Task requirements:
Take the lines from the head of the listing through the one bearing "d3.scaleLinear().domain([0, 30]).range([plot.bottom, plot.top]);" and copy them exactly, leaving every picture out.

Source material:
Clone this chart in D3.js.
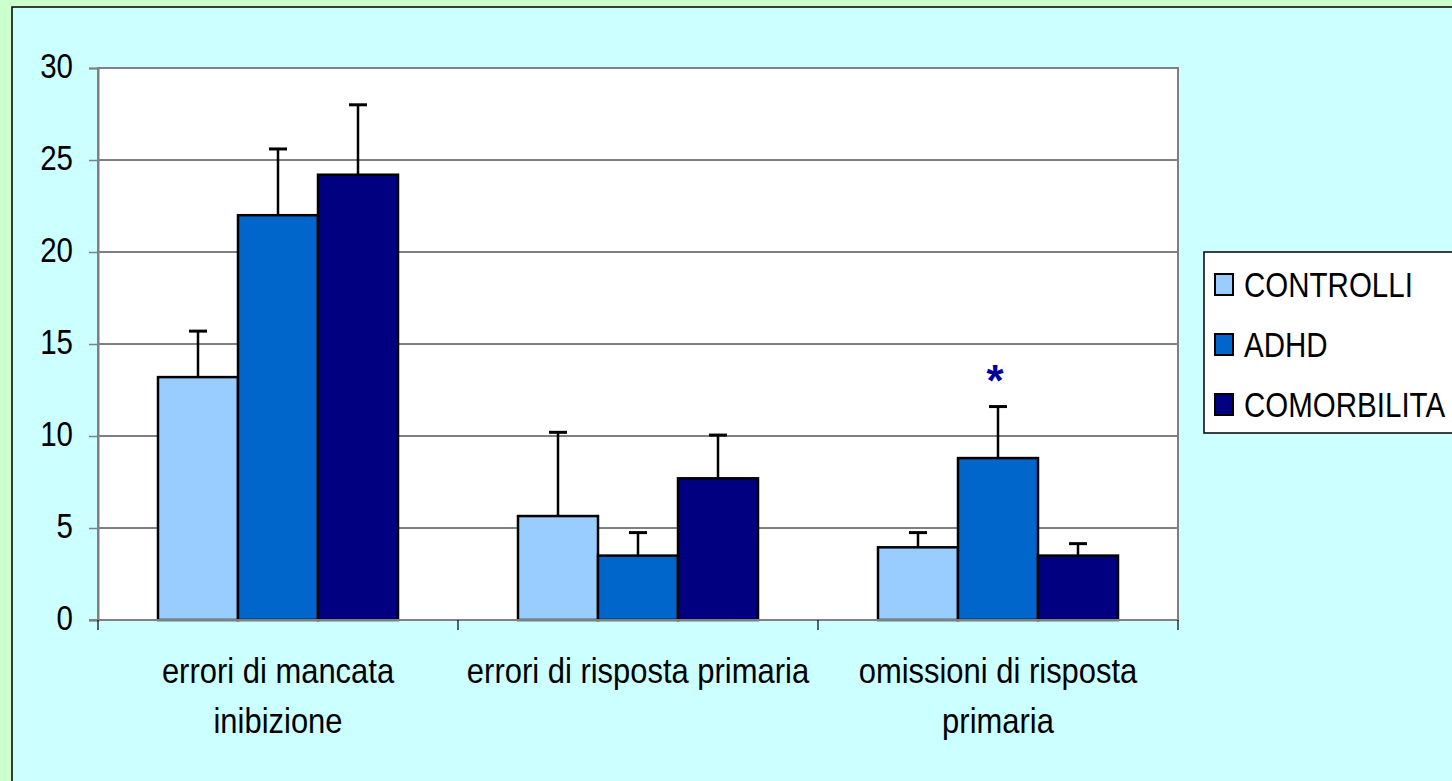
<!DOCTYPE html>
<html>
<head>
<meta charset="utf-8">
<script src="https://cdn.jsdelivr.net/npm/d3@7"></script>
<style>
  body { margin: 0; background: #ccffcc; overflow: hidden; }
  text { font-family: "Liberation Sans", Arial, sans-serif; }
</style>
</head>
<body>
<div id="graph"></div>
<script>
// data
var categories = [["errori di mancata", "inibizione"], ["errori di risposta primaria"], ["omissioni di risposta", "primaria"]];
var series = ["CONTROLLI", "ADHD", "COMORBILITA"];
var colors = ["#99ccff", "#0066cc", "#000080"];
var controlli = [13.2, 5.65, 3.95];
var adhd = [22.0, 3.5, 8.8];
var comorbilita = [24.2, 7.7, 3.5];
var errControlli = [2.5, 4.55, 0.8];
var errAdhd = [3.6, 1.25, 2.8];
var errComorbilita = [3.8, 2.35, 0.65];
var yTicks = [0, 5, 10, 15, 20, 25, 30];
var starred = [{cat: 2, s: 1}];

var values = [controlli, adhd, comorbilita];
var errs = [errControlli, errAdhd, errComorbilita];

var W = 1452, H = 781;
var plot = {left: 98, right: 1178, top: 68, bottom: 620};
var sx = 0.82;   // the reference text is horizontally squeezed
var fs = 36;

var svg = d3.select("#graph").append("svg")
  .attr("width", W).attr("height", H);

// panel
svg.append("rect").attr("width", W).attr("height", H).attr("fill", "#ccffcc");
svg.append("rect")
  .attr("x", 12).attr("y", 7).attr("width", W + 20).attr("height", H + 20)
  .attr("fill", "#ccffff").attr("stroke", "#000").attr("stroke-width", 1.5);

var catIdx = d3.range(categories.length);
var x0 = d3.scaleBand().domain(catIdx).range([plot.left, plot.right]);
var x1 = d3.scaleBand().domain(d3.range(series.length))
  .range([0, x0.bandwidth()]).paddingInner(0).paddingOuter(0.75);
var y = d3.scaleLinear().domain([0, 30]).range([plot.bottom, plot.top]);

// plot area
svg.append("rect")
  .attr("x", plot.left).attr("y", plot.top)
  .attr("width", plot.right - plot.left).attr("height", plot.bottom - plot.top)
  .attr("fill", "#fff");

// gridlines
svg.append("g").selectAll("line")
  .data(yTicks.filter(function(t) { return t > 0 && t < 30; }))
  .enter().append("line")
  .attr("x1", plot.left).attr("x2", plot.right)
  .attr("y1", function(d) { return y(d); }).attr("y2", function(d) { return y(d); })
  .attr("stroke", "#000").attr("stroke-width", 1);

// plot border
svg.append("rect")
  .attr("x", plot.left).attr("y", plot.top)
  .attr("width", plot.right - plot.left).attr("height", plot.bottom - plot.top)
  .attr("fill", "none").attr("stroke", "#808080").attr("stroke-width", 2);

// bars
var barData = [];
catIdx.forEach(function(c) {
  series.forEach(function(s, i) {
    barData.push({c: c, s: i, v: values[i][c], e: errs[i][c]});
  });
});
function cx(d) { return x0(d.c) + x1(d.s) + x1.bandwidth() / 2; }

var bars = svg.append("g");
bars.selectAll("line.err")
  .data(barData).enter().append("line")
  .attr("x1", cx).attr("x2", cx)
  .attr("y1", function(d) { return y(d.v); })
  .attr("y2", function(d) { return y(d.v + d.e); })
  .attr("stroke", "#000").attr("stroke-width", 2.5);
bars.selectAll("line.cap")
  .data(barData).enter().append("line")
  .attr("x1", function(d) { return cx(d) - 9; })
  .attr("x2", function(d) { return cx(d) + 9; })
  .attr("y1", function(d) { return y(d.v + d.e); })
  .attr("y2", function(d) { return y(d.v + d.e); })
  .attr("stroke", "#000").attr("stroke-width", 3);
bars.selectAll("rect")
  .data(barData).enter().append("rect")
  .attr("x", function(d) { return x0(d.c) + x1(d.s); })
  .attr("y", function(d) { return y(d.v); })
  .attr("width", x1.bandwidth())
  .attr("height", function(d) { return y(0) - y(d.v); })
  .attr("fill", function(d) { return colors[d.s]; })
  .attr("stroke", "#000").attr("stroke-width", 2.5);

// star
svg.selectAll("text.star")
  .data(starred).enter().append("text")
  .attr("x", function(d) { return x0(d.cat) + x1(d.s) + x1.bandwidth() / 2 - 3; })
  .attr("y", function(d) { return y(adhd[d.cat] + errAdhd[d.cat]) - 11; })
  .attr("text-anchor", "middle")
  .attr("font-size", 44).attr("font-weight", "bold")
  .attr("fill", "#000099")
  .text("*");

// y axis
var yAxis = svg.append("g")
  .attr("transform", "translate(" + plot.left + ",0)")
  .call(d3.axisLeft(y).tickValues(yTicks).tickSize(9));
yAxis.select(".domain").attr("stroke", "#808080").attr("stroke-width", 2);
yAxis.selectAll(".tick line").attr("stroke", "#808080").attr("stroke-width", 1.5);
yAxis.selectAll(".tick text")
  .attr("font-size", fs).attr("fill", "#000")
  .attr("x", -25 / sx).attr("dy", "0.25em")
  .attr("transform", "scale(" + sx + ",1)")
  .style("font-family", '"Liberation Sans", Arial, sans-serif');

// x axis line and ticks
svg.append("line")
  .attr("x1", plot.left - 9).attr("x2", plot.right)
  .attr("y1", y(0)).attr("y2", y(0))
  .attr("stroke", "#808080").attr("stroke-width", 2);
svg.append("g").selectAll("line")
  .data(catIdx.concat([categories.length]))
  .enter().append("line")
  .attr("x1", function(d) { return d < categories.length ? x0(d) : plot.right; })
  .attr("x2", function(d) { return d < categories.length ? x0(d) : plot.right; })
  .attr("y1", y(0)).attr("y2", y(0) + 10)
  .attr("stroke", "#000").attr("stroke-width", 1.2);

// category labels
var catLabels = svg.append("g").selectAll("g")
  .data(catIdx).enter().append("g")
  .attr("transform", function(c) {
    return "translate(" + (x0(c) + x0.bandwidth() / 2) + ",683) scale(0.86,1)";
  })
  .append("text")
  .attr("text-anchor", "middle")
  .attr("font-size", fs)
  .attr("fill", "#000");
catLabels.each(function(c) {
  var t = d3.select(this);
  categories[c].forEach(function(line, k) {
    t.append("tspan").attr("x", 0).attr("y", k * 50).text(line);
  });
});

// legend
var legend = svg.append("g").attr("transform", "translate(1204,252)");
legend.append("rect")
  .attr("width", 280).attr("height", 181)
  .attr("fill", "#fff").attr("stroke", "#000").attr("stroke-width", 1.5);
var items = legend.selectAll("g.item")
  .data(series).enter().append("g")
  .attr("transform", function(d, i) { return "translate(0," + (32 + i * 60) + ")"; });
items.append("rect")
  .attr("x", 11).attr("y", -10).attr("width", 18).attr("height", 21)
  .attr("fill", function(d, i) { return colors[i]; })
  .attr("stroke", "#000").attr("stroke-width", 2);
items.append("text")
  .attr("transform", "translate(40,13) scale(" + sx + ",1)")
  .attr("font-size", fs).attr("fill", "#000")
  .text(function(d) { return d; });
</script>
</body>
</html>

Worked answer:
Clone this chart in D3.js.
<!DOCTYPE html>
<html>
<head>
<meta charset="utf-8">
<script src="https://cdn.jsdelivr.net/npm/d3@7"></script>
<style>
  body { margin: 0; background: #ccffcc; overflow: hidden; }
  text { font-family: "Liberation Sans", Arial, sans-serif; }
</style>
</head>
<body>
<div id="graph"></div>
<script>
// data
var categories = [["errori di mancata", "inibizione"], ["errori di risposta primaria"], ["omissioni di risposta", "primaria"]];
var series = ["CONTROLLI", "ADHD", "COMORBILITA"];
var colors = ["#99ccff", "#0066cc", "#000080"];
var controlli = [13.2, 5.65, 3.95];
var adhd = [22.0, 3.5, 8.8];
var comorbilita = [24.2, 7.7, 3.5];
var errControlli = [2.5, 4.55, 0.8];
var errAdhd = [3.6, 1.25, 2.8];
var errComorbilita = [3.8, 2.35, 0.65];
var yTicks = [0, 5, 10, 15, 20, 25, 30];
var starred = [{cat: 2, s: 1}];

var values = [controlli, adhd, comorbilita];
var errs = [errControlli, errAdhd, errComorbilita];

var W = 1452, H = 781;
var plot = {left: 98, right: 1178, top: 68, bottom: 620};
var sx = 0.82;   // the reference text is horizontally squeezed
var fs = 36;

var svg = d3.select("#graph").append("svg")
  .attr("width", W).attr("height", H);

// panel
svg.append("rect").attr("width", W).attr("height", H).attr("fill", "#ccffcc");
svg.append("rect")
  .attr("x", 12).attr("y", 7).attr("width", W + 20).attr("height", H + 20)
  .attr("fill", "#ccffff").attr("stroke", "#000").attr("stroke-width", 1.5);

var catIdx = d3.range(categories.length);
var x0 = d3.scaleBand().domain(catIdx).range([plot.left, plot.right]);
var x1 = d3.scaleBand().domain(d3.range(series.length))
  .range([0, x0.bandwidth()]).paddingInner(0).paddingOuter(0.75);
var y = d3.scaleLinear().domain([0, 30]).range([plot.bottom, plot.top]);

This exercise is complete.